In its tying claim, the plaintiff asserted that the tying product was the tertiary services and the tied products were the primary and secondary services. The lower court’s grant of summary judgment was based on the absence of coercion, with the court finding that the defendant did not coerce the purchase of the tied products by offering a price discount.
The 9th Circuit rejected the plaintiff’s assertion, based on Heatransfer Corp. v. Volkswagenwork, A.G., 553 F.2d 964 (5th Cir. 1977), that, as a third party to the tying arrangements, it need not show coercion. It did, however, find a disputed factual issue regarding coercion, such that summary judgment was inappropriate.
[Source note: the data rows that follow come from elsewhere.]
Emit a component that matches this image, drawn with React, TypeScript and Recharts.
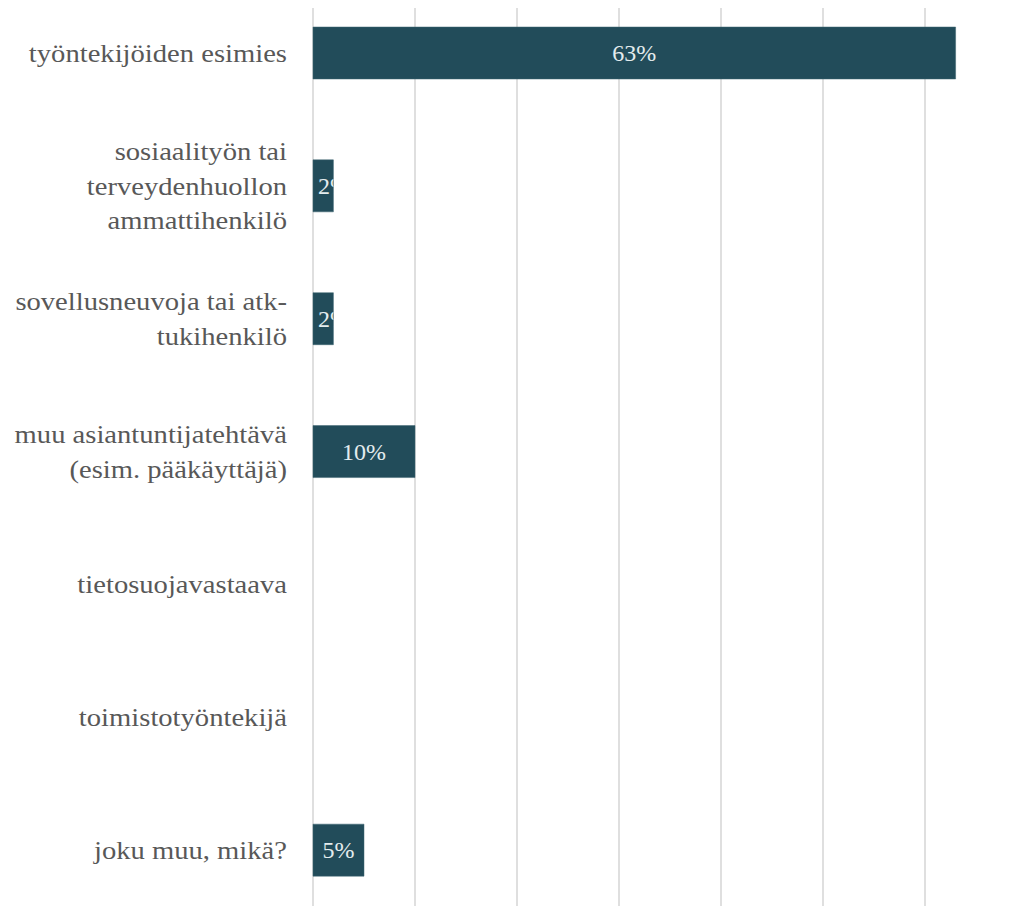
import React from 'react';
import { BarChart, Bar, XAxis, YAxis, CartesianGrid, LabelList } from 'recharts';

// rivit: kategoriat (\n = rivinvaihto) ja osuudet prosentteina
const categories = [
    'työntekijöiden esimies',
    'sosiaalityön tai\nterveydenhuollon\nammattihenkilö',
    'sovellusneuvoja tai atk-\ntukihenkilö',
    'muu asiantuntijatehtävä\n(esim. pääkäyttäjä)',
    'tietosuojavastaava',
    'toimistotyöntekijä',
    'joku muu, mikä?',
];
const shares = [63, 2, 2, 10, 0, 0, 5];
const gridTicks = [0, 10, 20, 30, 40, 50, 60];

const data = categories.map((name, i) => ({ name, value: shares[i] }));

const FONT = "'Liberation Serif', 'DejaVu Serif', serif";

const CategoryTick = (props: any) => {
    const { x, y, payload } = props;
    const lines: string[] = String(payload.value).split('\n');
    const lh = 34.5;
    const startY = -((lines.length - 1) * lh) / 2;
    // alkuperäisessä teksti on hieman leveämpää
    return (
        <g transform={`translate(${x},${y}) scale(1.1,1)`}>
            <text x={0} y={startY} textAnchor="end" fill="#585858" style={{ fontFamily: FONT, fontSize: 26 }} dominantBaseline="central">
                {lines.map((l, i) => (
                    <tspan key={i} x={0} y={startY + i * lh}>{l}</tspan>
                ))}
            </text>
        </g>
    );
};

const BarValue = (props: any) => {
    const { x, y, width, height, value, index } = props;
    if (!value) return null;
    const txt = `${value}%`;
    const estW = txt.length * 12;
    const cy = y + height / 2;
    const st = { fontFamily: FONT, fontSize: 24 };
    if (width > estW + 6) {
        return (
            <text x={x + width / 2} y={cy} textAnchor="middle" dominantBaseline="central" fill="#e4ecee" style={st}>
                {txt}
            </text>
        );
    }
    // kapea palkki: teksti leikkautuu palkin reunaan
    const id = `clip-bar-${index}`;
    return (
        <g>
            <defs>
                <clipPath id={id}>
                    <rect x={x} y={y} width={width} height={height} />
                </clipPath>
            </defs>
            <text x={x + 5} y={cy} textAnchor="start" dominantBaseline="central" fill="#e4ecee" style={st} clipPath={`url(#${id})`}>
                {txt}
            </text>
        </g>
    );
};

export default function App() {
    return (
        <div style={{ width: 1003, height: 898, overflow: 'hidden', background: '#fff' }}>
            <div style={{ marginTop: -21 }}>
                <BarChart
                    width={1019}
                    height={930}
                    data={data}
                    layout="vertical"
                    margin={{ top: 0, right: 0, bottom: 0, left: 0 }}
                    barSize={52}
                >
                    <CartesianGrid horizontal={false} vertical stroke="#d4d4d4" strokeWidth={1.5} />
                    <XAxis type="number" domain={[0, 70]} ticks={gridTicks} hide />
                    <YAxis
                        type="category"
                        dataKey="name"
                        width={305}
                        axisLine={false}
                        tickLine={false}
                        tick={<CategoryTick />}
                        tickMargin={20}
                        interval={0}
                    />
                    <Bar dataKey="value" fill="#224c5a" stroke="#3c6470" strokeWidth={0.5} isAnimationActive={false}>
                        <LabelList dataKey="value" content={<BarValue />} />
                    </Bar>
                </BarChart>
            </div>
        </div>
    );
}
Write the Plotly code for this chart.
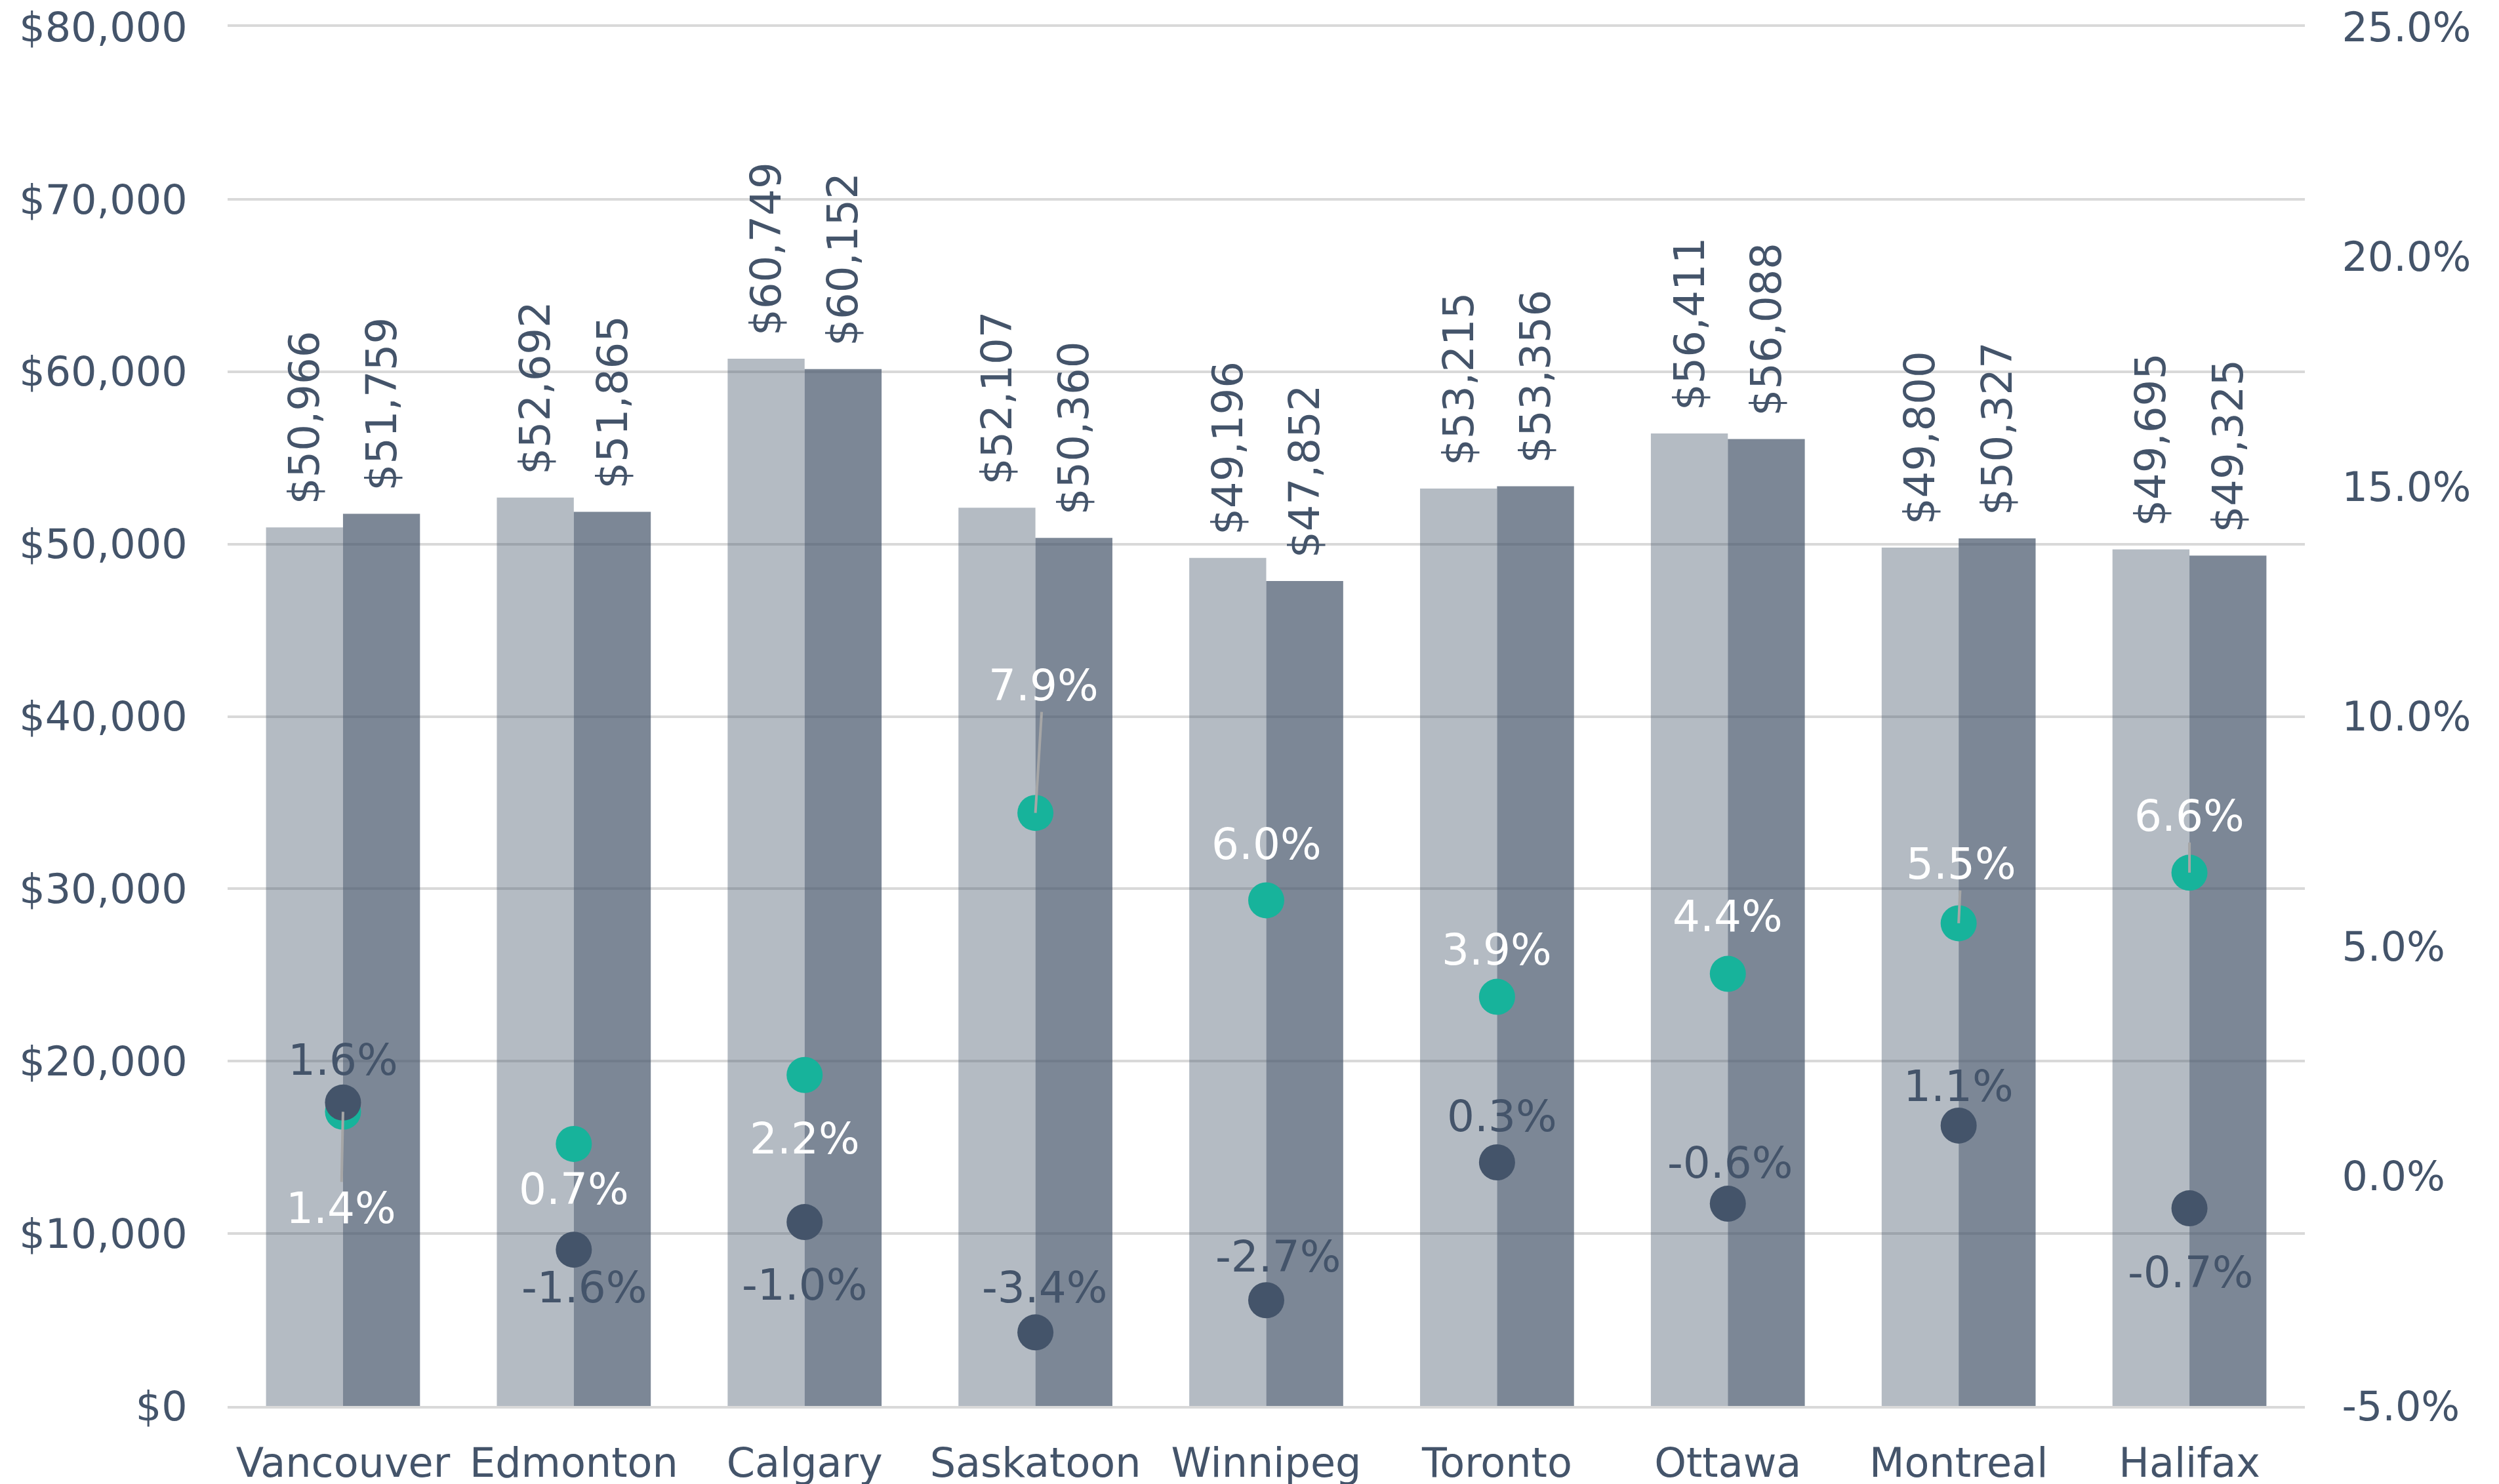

Although higher prices to purchase the tied products separately do not, standing alone, create a fact issue on coercion, the fact that only a trivial portion – 14 percent – of the insurers purchased the services separately may indicate some degree of coercion. It also may indicate that the package discount is as effective as an outright refusal to sell the tying product – the tertiary services – separately. This fact, coupled with the market power of the defendant as the only provider of tertiary services in the relevant geographic area, was sufficient to create a factual issue for the 9th Circuit to vacate the summary judgment in favor of the defendant on the tying claim.
Although the Supreme Court denied certiorari in Le Page’s, Cascade has created an environment in which the antitrust legality of bundled pricing likely will have to be addressed by the Supreme Court soon.